If $d =1$ then removing a degree-1 vertex from $G$ decreases the number of edges and the number of vertices both by 1, so $G \setminus \{v\}$ still has at least as many edges as vertices and so by induction it has a cycle.
This clearly covers all possible cases.  
A: Here is a proof by (strong) induction which does not use the fact that a graph with minimum degree at least $2$ has a cycle.
Let $T(n)$ denote the statement: every graph with $n$ vertices and at least $n$ edges has a cycle. Assuming that $T(m)$ holds for all $m\lt n,$ we prove that $T(n)$ holds.
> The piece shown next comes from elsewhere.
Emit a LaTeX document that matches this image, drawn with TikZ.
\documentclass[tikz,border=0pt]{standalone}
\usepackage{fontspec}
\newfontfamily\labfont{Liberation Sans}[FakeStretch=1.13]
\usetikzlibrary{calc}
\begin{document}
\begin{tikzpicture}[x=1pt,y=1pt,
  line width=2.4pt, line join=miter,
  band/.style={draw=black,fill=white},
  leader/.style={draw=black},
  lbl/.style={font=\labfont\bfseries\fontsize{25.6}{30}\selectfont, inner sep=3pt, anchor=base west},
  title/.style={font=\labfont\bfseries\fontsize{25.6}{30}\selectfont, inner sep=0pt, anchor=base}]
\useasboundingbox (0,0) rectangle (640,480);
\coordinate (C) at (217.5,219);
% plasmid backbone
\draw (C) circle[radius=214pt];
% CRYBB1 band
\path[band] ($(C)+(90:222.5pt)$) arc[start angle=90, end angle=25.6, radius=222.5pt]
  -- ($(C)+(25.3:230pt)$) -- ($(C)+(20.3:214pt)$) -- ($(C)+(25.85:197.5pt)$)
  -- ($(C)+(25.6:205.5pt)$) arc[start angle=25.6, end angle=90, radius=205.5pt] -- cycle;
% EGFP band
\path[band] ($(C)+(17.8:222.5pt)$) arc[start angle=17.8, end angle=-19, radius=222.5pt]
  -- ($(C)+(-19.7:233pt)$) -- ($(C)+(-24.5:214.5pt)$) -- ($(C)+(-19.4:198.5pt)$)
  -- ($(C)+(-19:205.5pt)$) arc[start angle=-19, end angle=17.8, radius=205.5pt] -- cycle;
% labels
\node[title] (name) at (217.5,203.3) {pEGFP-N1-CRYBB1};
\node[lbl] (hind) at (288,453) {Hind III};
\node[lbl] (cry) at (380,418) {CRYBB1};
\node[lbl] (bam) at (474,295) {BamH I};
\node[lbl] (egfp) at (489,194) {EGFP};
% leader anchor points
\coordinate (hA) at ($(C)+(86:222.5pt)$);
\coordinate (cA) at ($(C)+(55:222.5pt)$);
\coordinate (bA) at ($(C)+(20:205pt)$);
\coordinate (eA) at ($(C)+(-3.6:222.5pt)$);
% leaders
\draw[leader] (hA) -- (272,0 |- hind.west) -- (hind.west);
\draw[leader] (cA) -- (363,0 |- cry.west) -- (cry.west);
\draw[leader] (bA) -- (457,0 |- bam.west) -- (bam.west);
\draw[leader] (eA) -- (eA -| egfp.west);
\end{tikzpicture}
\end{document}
Let $G$ be a graph with $n$ vertices and at least $n$ edges. Choose a vertex $v$ of $G.$ Let $G_1,\dots,G_k$ be the connected components of $G-v,$ and let $G_i$ have $n_i$ vertices and $e_i$ edges.
Case 1. For some $i$ we have $e_i\ge n_i.$
Then $G_i$ has a cycle by the inductive hypothesis $T(n_i).$
Case 2. For some $i$ there are at least two edges from $v$ to $G_i.$
So there are two edges joining $v$ to vertices $x,y$ in $G_i.$ Since $G_i$ is connected there is a path connecting $x$ to $y$ in $G_i,$ which together with the two given edges makes a cycle.
Case 3. For each $i$ we have $e_i\le n_i-1,$ and there is at most one edge from $v$ to $G_i.$ Then the degree of $v$ is at most $k,$ and the total number of edges in $G$ is at most
$$(n_1-1)+\cdots+(n_k-1)+k=n_1+\cdots+n_k=n-1,$$
contradicting our assumption that $G$ has at least $n$ edges.